I would also ignore the suggestion to run dino oil for many thousands of oil before switching to synth. (I did)
 
I would also ignore the suggestion to flush before switching oil brands (I did)
 
My 6i went from the stock Motorcraft semisynthetic 5W20 that is factory filled, to Mobil 1 0W20 at 1250 miles, and (every) 5000 miles ever since. Better mileage, better wear (as proved by Used Oil Analyses performed each oil change since), better cold starts and idling, quicker smooth warmups, smoother revving in the high rev band.
 
Of course, all these improvements could be just an effect of the engine running in nicely, but I like to attribute it to the oil. Experts (those who analyzed the oil) and also people in the oil business (at various oil discussions) have (attributed it to the oil).
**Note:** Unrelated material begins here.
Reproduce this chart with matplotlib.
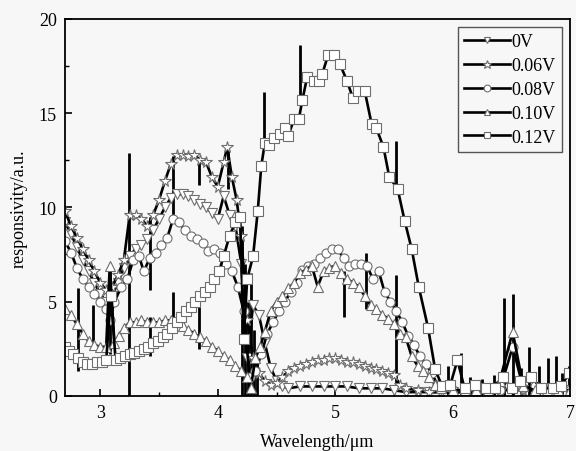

Very, very impressive wear-in numbers for a small block, aluminium 4-cylinder, apparently.
 
First UOA: http://www.therealashu.com/auto/mazda6/UOA/uoa_11_4_03.pdf
Second UOA: http://www.therealashu.com/auto/mazda6/UOA/uoa_2nd_2_23_04.pdf
 
Blackstone Laboratories do a great job, for $20 a pop. I'd love to be able to compare the wear and running-in numbers from more 6i's.
 
PS: Yeah - the lab folks don't ever sound TOO enthusiastic about good numbers - its a legal thing I guess. Other oil discussion fora, on the other hand, have been very impressed. Especially considering the fact that I do NOT baby my car and it sees redline and quick shifts quite often.